Pour sa première exposition à la galerie RX, Raymond Depardon présente une série de photographies en couleur prises en 1983 et 1984 à la Ferme du Garet et dans ses environs, près de Villefranche-sur-Saône. L’accrochage comprend une dizaine de tirages, moyens et grands formats, ainsi que des contacts 20x25 originaux.
Ce travail est né d’une commande de la Datar (Délégation interministérielle à l’aménagement du territoire et à l’attractivité régionale), dans le cadre de la mission photographique initiée par Bernard Latarjet et François Hers, directeurs de projet, en avril 1983.
Alors qu’il vient de rentrer de New York, où il a séjourné entre 1980 et 1982, Raymond Depardon est l’un des premiers auteurs sollicités pour documenter l’aménagement du territoire, alors en pleine mutation. La construction de l’autoroute A6, en bordure des terrains cultivables qui appartiennent à ses parents agriculteurs, l’amène à « détourner » cette commande en choisissant un sujet éminemment personnel : sa terre natale.

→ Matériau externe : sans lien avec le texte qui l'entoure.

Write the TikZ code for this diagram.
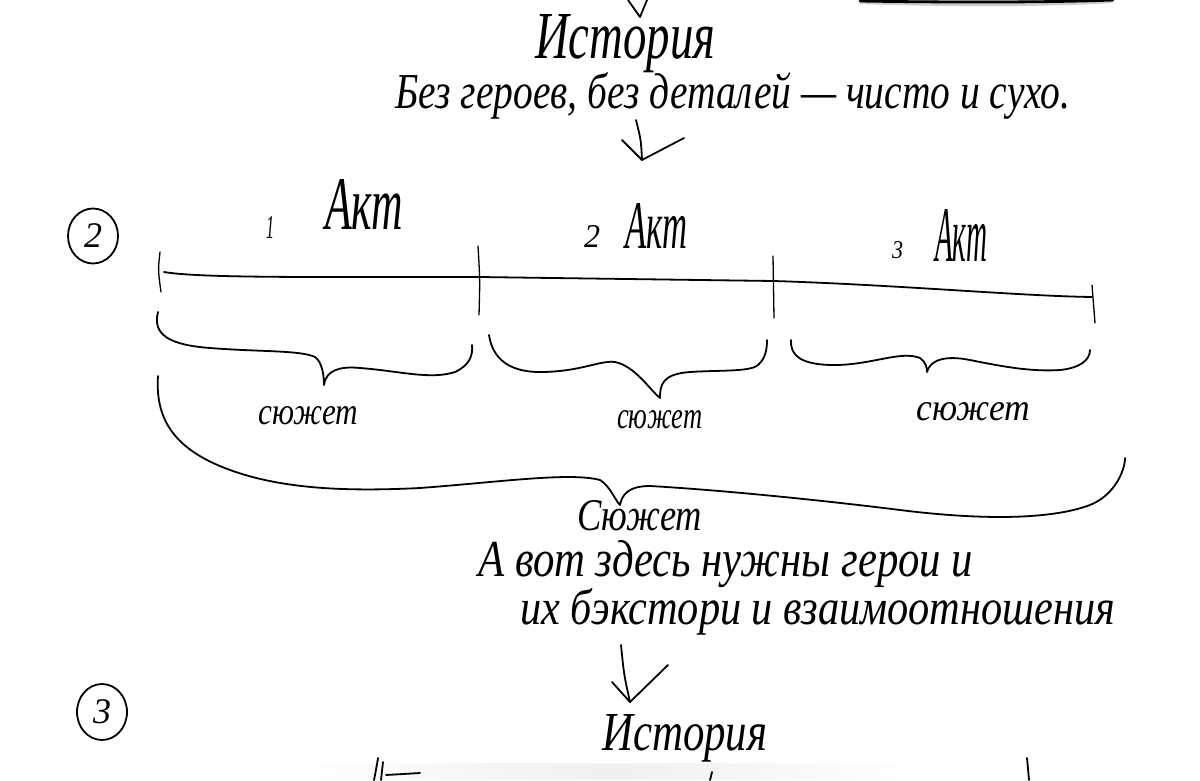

Raymond Depardon a changé de perspective depuis qu’il a découvert dans les galeries de Manhattan les œuvres de Walker Evans et de Paul Strand, et participé à un séminaire en Californie, à l’initiative de la revue Aperture. Il s’enthousiasme aussi pour le grand format et la couleur portés par une nouvelle génération de photographes américains, tels Stephen Shore et Joel Meyerowitz. La mission de la Datar, d’une durée d’un an, va lui permettre à la fois de se ressourcer dans le creuset familial et de se renouveler sur le plan technique et artistique. Il vient d’ailleurs de faire l’acquisition à New York d’une chambre Deardorff 20x25, qui se monte et se plie très rapidement (folding). Elle lui rappelle la petite chambre 13x18 que ses parents lui avaient offerte pour son certificat d’études et qu’il avait dénichée dans une brocante à Lyon.
Raymond Depardon a commencé, en effet, très jeune la photographie puisqu’à 16 ans, il monte déjà à Paris pour y devenir reporter-photographe. Dès 1966, à l’âge de 24 ans, il co-fonde avec Gilles Caron l’agence Gamma, avant de rejoindre, en 1978, Magnum Photos. Son séjour outre-Atlantique, et notamment sa « Correspondance new-yorkaise », qui a fait l’objet d’un feuilleton quotidien du 6 juillet au 12 août 1981 dans Libération, constituent un tournant dans sa carrière. Cette chronique estivale lui permet de prendre ses distances avec le photojournalisme, comme en témoigne la légende qui accompagne l’image prise dans les toilettes « dames » du magazine américain Géo, sur Park avenue : « J’ai envie de faire des photos à la chambre. J’ai envie de faire ma famille dans la Dombes. Je pense à la campagne… ça doit être la moisson maintenant ! »
La route de Beauregard, où est sise la ferme du Garet, lui offre une nouvelle ère de jeu et de réflexion, loin du théâtre de la rue ou des conflits qui rythment l’actualité du monde. Il cadre l’intérieur de la ferme comme les extérieurs, se promène de la Saône jusqu’à la Dombes, dans le département de l’Ain, et le village de Savigneux, distant d’une petite dizaine de kilomètres, où est née sa mère. Sa chambre noire lui impose des poses longues. Le temps est devenu un précieux allié. Il s’approprie lentement le paysage, comme ses «pères » américains. Pour y trouver d’autres repères et pour mieux agrandir le champ des possibles.